***** Excerpted data

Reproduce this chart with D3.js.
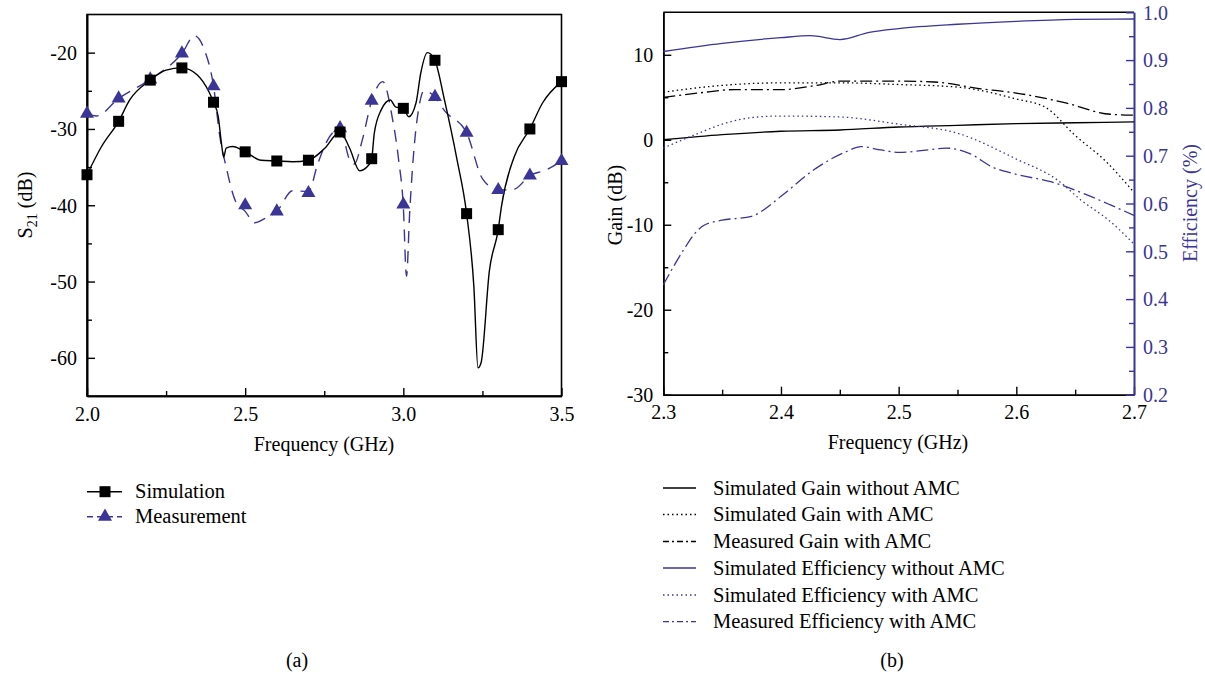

**********
***** Excerpted data

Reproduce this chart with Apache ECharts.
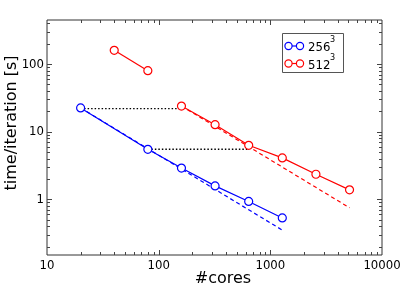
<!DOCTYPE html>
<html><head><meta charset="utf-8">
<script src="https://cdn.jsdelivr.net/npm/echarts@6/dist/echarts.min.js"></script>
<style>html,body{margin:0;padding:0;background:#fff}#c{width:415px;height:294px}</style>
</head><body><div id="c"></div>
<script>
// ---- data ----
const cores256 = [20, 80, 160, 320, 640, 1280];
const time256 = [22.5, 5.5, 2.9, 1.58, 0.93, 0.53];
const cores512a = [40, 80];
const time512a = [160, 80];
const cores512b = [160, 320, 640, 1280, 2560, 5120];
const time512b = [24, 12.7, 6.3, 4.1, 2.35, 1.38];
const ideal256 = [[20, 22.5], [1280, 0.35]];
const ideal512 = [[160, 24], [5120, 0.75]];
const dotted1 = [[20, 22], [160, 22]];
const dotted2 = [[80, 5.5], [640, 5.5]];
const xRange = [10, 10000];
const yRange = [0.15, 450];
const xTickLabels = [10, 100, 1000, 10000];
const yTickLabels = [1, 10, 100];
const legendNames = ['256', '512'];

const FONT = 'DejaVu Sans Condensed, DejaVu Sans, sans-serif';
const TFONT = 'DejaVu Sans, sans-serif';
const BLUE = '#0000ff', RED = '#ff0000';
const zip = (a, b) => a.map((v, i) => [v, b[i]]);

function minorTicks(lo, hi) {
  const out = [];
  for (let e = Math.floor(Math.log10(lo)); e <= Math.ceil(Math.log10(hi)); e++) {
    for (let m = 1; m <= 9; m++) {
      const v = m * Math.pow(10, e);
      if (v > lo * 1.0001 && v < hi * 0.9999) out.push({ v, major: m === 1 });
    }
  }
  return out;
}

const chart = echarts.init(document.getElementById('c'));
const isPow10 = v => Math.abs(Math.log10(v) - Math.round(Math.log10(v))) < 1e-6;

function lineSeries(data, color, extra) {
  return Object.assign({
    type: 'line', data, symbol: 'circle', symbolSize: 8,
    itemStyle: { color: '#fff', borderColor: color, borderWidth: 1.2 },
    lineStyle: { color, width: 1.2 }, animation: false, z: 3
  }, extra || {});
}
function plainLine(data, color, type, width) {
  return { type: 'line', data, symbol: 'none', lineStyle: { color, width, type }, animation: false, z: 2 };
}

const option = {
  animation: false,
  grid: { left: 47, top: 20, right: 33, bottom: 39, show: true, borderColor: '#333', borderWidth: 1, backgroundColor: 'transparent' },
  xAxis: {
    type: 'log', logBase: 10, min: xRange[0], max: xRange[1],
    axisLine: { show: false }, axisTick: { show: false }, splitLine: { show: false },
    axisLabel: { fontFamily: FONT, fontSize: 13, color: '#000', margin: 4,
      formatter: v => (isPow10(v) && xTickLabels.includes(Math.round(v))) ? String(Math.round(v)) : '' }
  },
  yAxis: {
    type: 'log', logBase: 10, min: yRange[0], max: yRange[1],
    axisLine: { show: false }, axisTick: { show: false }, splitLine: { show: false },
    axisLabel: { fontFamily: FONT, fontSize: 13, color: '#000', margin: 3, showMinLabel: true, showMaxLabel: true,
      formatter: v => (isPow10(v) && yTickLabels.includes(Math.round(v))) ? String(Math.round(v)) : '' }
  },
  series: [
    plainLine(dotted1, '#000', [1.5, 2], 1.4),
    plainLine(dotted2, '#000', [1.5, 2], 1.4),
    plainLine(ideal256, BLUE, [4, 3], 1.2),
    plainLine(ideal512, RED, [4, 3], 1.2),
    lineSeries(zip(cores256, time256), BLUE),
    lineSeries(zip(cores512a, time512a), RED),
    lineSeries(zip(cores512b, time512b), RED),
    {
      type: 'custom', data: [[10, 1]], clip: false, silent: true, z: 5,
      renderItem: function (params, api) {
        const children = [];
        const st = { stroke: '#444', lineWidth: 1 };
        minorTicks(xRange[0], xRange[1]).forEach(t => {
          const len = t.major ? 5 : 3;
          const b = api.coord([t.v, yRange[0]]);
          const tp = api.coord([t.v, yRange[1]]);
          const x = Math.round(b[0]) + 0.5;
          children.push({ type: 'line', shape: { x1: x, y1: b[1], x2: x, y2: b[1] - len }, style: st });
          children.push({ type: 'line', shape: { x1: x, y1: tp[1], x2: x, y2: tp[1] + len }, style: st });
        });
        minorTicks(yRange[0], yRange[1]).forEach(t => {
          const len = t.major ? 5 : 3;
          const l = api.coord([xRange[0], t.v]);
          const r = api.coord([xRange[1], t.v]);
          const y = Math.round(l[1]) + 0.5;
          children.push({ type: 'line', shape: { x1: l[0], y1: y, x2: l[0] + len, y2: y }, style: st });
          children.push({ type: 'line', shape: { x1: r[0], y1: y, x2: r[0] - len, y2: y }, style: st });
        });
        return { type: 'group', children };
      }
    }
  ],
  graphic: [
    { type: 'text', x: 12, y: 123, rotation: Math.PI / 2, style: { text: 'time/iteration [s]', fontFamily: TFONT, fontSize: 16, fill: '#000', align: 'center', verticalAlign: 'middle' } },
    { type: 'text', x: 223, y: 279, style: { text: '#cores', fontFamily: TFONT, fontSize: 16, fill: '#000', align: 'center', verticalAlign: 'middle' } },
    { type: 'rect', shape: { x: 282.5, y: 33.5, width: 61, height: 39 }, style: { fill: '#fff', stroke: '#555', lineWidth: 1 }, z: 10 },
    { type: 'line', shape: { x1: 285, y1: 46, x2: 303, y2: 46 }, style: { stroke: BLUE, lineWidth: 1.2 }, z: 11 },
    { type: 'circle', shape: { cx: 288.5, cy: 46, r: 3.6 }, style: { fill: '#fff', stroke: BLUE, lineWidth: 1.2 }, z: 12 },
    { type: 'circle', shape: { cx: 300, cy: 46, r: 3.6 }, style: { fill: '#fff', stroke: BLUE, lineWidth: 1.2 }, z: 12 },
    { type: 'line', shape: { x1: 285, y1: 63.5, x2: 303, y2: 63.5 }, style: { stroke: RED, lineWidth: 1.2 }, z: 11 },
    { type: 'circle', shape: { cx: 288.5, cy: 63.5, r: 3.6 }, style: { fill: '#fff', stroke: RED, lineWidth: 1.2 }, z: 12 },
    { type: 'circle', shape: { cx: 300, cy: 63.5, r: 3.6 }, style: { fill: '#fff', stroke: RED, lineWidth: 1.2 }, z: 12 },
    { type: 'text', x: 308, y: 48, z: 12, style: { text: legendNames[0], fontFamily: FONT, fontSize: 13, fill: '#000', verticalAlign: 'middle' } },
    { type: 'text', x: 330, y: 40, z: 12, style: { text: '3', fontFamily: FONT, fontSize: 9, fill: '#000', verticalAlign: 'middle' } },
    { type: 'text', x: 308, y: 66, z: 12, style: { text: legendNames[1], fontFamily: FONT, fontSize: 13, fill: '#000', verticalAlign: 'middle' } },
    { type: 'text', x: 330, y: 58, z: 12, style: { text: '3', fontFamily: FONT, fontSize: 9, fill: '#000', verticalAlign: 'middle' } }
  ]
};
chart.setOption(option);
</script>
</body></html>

**********

## What you are asked to do
Print exactly what appears from the line holding "Reproduce this chart with Apache ECharts." down to the line holding "const isPow10 = v", both ends kept, leaving out the pictures.

## Answer to this task
Reproduce this chart with Apache ECharts.
<!DOCTYPE html>
<html><head><meta charset="utf-8">
<script src="https://cdn.jsdelivr.net/npm/echarts@6/dist/echarts.min.js"></script>
<style>html,body{margin:0;padding:0;background:#fff}#c{width:415px;height:294px}</style>
</head><body><div id="c"></div>
<script>
// ---- data ----
const cores256 = [20, 80, 160, 320, 640, 1280];
const time256 = [22.5, 5.5, 2.9, 1.58, 0.93, 0.53];
const cores512a = [40, 80];
const time512a = [160, 80];
const cores512b = [160, 320, 640, 1280, 2560, 5120];
const time512b = [24, 12.7, 6.3, 4.1, 2.35, 1.38];
const ideal256 = [[20, 22.5], [1280, 0.35]];
const ideal512 = [[160, 24], [5120, 0.75]];
const dotted1 = [[20, 22], [160, 22]];
const dotted2 = [[80, 5.5], [640, 5.5]];
const xRange = [10, 10000];
const yRange = [0.15, 450];
const xTickLabels = [10, 100, 1000, 10000];
const yTickLabels = [1, 10, 100];
const legendNames = ['256', '512'];

const FONT = 'DejaVu Sans Condensed, DejaVu Sans, sans-serif';
const TFONT = 'DejaVu Sans, sans-serif';
const BLUE = '#0000ff', RED = '#ff0000';
const zip = (a, b) => a.map((v, i) => [v, b[i]]);

function minorTicks(lo, hi) {
  const out = [];
  for (let e = Math.floor(Math.log10(lo)); e <= Math.ceil(Math.log10(hi)); e++) {
    for (let m = 1; m <= 9; m++) {
      const v = m * Math.pow(10, e);
      if (v > lo * 1.0001 && v < hi * 0.9999) out.push({ v, major: m === 1 });
    }
  }
  return out;
}

const chart = echarts.init(document.getElementById('c'));
const isPow10 = v => Math.abs(Math.log10(v) - Math.round(Math.log10(v))) < 1e-6;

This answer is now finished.